Go through the material below and copy all lines with "picture".

>> start

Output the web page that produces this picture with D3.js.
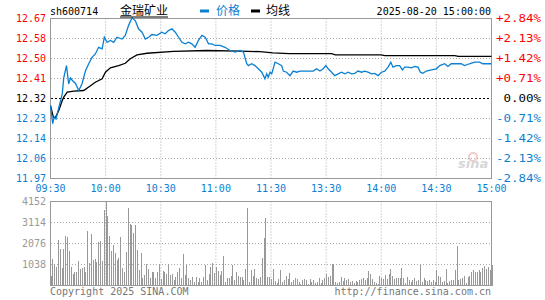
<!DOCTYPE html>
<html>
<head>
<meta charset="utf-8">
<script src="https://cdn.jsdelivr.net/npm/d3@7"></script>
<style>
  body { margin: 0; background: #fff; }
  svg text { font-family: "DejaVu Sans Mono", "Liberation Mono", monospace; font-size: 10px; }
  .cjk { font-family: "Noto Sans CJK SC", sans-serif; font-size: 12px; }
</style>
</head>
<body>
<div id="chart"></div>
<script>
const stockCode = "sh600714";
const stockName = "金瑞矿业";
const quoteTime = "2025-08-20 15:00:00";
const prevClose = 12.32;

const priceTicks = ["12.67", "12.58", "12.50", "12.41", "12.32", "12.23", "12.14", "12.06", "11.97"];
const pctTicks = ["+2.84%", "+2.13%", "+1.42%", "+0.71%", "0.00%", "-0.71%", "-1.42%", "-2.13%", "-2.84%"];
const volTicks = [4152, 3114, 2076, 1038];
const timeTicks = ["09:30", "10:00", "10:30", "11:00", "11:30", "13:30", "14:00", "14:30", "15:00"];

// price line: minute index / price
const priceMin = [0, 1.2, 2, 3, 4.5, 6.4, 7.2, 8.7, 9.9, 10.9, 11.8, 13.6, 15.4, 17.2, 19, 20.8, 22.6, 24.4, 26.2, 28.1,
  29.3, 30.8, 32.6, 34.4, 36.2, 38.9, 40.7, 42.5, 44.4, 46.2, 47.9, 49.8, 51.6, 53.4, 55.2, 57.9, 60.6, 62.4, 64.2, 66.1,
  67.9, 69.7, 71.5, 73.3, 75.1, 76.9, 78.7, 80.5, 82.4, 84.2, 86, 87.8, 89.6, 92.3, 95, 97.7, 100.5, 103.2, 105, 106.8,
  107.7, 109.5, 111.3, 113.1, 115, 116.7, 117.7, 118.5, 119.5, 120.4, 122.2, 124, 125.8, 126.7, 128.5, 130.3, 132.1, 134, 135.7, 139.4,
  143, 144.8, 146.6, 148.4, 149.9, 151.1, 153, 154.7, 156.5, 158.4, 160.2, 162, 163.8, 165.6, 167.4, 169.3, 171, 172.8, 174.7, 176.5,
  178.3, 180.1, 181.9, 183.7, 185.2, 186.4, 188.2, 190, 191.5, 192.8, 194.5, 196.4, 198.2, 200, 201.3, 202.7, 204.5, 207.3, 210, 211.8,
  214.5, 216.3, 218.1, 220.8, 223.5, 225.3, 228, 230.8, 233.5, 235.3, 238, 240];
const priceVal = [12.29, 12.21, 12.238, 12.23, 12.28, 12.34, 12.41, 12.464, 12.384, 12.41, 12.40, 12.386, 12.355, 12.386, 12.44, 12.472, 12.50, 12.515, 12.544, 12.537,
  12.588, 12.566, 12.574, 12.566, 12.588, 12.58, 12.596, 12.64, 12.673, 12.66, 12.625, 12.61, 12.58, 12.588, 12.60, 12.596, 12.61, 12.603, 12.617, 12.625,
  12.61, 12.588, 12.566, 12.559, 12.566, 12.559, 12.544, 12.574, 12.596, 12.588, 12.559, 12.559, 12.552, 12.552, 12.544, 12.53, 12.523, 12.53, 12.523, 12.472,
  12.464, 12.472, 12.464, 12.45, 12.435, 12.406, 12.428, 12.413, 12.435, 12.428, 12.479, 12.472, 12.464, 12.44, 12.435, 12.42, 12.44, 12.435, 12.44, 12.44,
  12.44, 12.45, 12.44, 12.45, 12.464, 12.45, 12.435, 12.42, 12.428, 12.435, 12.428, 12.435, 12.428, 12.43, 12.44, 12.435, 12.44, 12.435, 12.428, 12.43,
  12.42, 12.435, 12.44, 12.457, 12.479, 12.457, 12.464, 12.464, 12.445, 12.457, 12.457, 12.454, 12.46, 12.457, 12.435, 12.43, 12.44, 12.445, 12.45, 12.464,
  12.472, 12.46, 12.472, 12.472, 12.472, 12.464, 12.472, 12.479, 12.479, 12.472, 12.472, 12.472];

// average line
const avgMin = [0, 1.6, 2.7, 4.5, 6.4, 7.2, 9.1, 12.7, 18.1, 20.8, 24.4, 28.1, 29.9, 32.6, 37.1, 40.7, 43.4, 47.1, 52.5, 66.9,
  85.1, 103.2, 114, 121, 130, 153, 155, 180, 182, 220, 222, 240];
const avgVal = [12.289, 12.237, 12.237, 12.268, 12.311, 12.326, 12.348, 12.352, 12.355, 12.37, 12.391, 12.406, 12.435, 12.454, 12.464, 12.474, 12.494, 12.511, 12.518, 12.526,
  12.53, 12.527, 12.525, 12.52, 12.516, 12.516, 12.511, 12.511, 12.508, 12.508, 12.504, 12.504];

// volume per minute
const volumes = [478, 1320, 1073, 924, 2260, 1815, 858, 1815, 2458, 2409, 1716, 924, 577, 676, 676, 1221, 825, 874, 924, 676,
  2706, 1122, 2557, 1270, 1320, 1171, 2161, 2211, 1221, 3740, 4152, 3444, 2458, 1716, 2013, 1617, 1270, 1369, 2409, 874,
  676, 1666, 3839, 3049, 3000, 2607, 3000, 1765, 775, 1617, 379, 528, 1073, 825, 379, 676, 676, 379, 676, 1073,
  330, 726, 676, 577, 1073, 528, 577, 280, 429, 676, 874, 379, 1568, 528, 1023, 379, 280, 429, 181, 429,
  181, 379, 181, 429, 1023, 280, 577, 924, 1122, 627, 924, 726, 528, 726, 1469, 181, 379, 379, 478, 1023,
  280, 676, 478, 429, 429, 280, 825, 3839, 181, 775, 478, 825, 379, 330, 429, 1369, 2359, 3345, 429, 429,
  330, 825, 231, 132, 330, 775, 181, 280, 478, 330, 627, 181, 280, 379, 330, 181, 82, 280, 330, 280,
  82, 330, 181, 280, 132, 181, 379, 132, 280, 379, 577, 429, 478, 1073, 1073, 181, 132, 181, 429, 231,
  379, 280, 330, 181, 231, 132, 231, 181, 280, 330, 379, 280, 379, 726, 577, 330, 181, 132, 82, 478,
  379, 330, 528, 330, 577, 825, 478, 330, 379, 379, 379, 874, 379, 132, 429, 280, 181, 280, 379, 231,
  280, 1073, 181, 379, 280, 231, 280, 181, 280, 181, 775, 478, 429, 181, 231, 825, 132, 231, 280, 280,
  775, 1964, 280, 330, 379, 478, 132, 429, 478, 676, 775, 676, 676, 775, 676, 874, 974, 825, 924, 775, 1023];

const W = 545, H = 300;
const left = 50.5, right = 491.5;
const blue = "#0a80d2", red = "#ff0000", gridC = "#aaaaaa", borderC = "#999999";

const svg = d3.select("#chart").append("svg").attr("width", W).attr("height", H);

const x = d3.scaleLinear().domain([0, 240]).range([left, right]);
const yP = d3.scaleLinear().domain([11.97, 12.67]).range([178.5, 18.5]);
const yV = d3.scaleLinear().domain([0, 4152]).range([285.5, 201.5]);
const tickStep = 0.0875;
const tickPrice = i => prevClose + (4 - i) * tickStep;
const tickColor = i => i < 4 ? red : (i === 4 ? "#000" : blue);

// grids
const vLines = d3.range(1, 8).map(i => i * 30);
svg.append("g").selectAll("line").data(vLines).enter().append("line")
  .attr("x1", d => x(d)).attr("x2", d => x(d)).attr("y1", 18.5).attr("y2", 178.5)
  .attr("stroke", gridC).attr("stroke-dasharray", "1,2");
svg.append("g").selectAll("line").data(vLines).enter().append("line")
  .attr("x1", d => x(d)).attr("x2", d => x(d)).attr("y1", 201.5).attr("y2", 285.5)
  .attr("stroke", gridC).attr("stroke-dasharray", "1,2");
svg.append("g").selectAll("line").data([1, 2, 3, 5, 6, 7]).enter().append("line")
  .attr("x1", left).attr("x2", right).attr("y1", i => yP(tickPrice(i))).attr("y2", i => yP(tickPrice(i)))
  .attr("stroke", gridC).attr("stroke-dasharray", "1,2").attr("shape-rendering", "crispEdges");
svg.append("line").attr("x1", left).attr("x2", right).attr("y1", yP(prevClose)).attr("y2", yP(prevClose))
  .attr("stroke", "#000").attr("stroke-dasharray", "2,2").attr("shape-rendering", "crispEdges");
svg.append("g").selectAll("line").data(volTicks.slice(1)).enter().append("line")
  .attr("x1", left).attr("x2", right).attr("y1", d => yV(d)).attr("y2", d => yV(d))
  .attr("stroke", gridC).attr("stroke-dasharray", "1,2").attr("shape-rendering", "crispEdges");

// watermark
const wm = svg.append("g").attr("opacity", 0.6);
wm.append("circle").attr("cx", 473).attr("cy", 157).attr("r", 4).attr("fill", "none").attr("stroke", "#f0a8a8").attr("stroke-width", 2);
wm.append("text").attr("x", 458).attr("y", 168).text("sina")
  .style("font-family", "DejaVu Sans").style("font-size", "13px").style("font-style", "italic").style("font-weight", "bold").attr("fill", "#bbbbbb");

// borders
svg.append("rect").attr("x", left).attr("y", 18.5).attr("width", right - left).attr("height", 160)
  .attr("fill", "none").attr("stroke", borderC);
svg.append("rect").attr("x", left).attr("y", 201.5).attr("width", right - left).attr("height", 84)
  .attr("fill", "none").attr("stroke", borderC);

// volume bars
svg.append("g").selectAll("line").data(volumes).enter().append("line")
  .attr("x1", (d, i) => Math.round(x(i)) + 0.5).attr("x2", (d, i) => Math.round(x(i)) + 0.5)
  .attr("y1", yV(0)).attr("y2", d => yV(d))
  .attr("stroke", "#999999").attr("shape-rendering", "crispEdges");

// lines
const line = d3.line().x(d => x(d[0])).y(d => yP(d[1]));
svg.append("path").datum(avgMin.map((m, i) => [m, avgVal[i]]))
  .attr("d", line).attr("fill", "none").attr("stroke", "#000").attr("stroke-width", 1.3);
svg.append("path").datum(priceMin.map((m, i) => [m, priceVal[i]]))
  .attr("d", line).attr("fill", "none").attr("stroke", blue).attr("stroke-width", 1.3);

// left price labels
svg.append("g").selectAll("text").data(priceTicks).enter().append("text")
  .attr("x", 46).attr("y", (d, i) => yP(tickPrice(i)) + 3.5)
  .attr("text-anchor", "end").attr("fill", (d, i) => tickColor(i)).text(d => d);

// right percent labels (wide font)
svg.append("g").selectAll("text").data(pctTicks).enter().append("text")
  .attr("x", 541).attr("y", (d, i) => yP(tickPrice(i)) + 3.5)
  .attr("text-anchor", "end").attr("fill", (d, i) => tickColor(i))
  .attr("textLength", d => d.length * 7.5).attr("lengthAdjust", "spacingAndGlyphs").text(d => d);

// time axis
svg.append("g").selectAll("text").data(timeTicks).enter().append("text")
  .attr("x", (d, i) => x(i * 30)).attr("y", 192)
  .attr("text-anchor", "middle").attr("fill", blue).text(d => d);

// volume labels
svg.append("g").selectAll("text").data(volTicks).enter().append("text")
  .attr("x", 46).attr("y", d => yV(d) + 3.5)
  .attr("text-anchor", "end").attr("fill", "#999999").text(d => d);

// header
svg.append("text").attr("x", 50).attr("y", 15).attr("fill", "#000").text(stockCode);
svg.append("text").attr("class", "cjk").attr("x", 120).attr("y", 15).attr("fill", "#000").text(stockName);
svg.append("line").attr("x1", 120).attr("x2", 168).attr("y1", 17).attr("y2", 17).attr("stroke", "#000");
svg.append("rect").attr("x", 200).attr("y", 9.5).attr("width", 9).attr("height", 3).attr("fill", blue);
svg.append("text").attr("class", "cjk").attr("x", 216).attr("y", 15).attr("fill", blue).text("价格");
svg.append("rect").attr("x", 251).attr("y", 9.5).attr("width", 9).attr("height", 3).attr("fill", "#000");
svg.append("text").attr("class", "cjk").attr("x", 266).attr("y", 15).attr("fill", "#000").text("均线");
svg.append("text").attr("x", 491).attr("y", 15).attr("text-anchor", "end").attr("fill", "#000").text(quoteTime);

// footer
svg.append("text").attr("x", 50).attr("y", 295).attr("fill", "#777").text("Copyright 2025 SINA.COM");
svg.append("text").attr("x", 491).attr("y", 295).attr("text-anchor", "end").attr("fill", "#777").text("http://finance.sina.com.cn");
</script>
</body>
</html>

>> end

Response to this task:
Output the web page that produces this picture with D3.js.

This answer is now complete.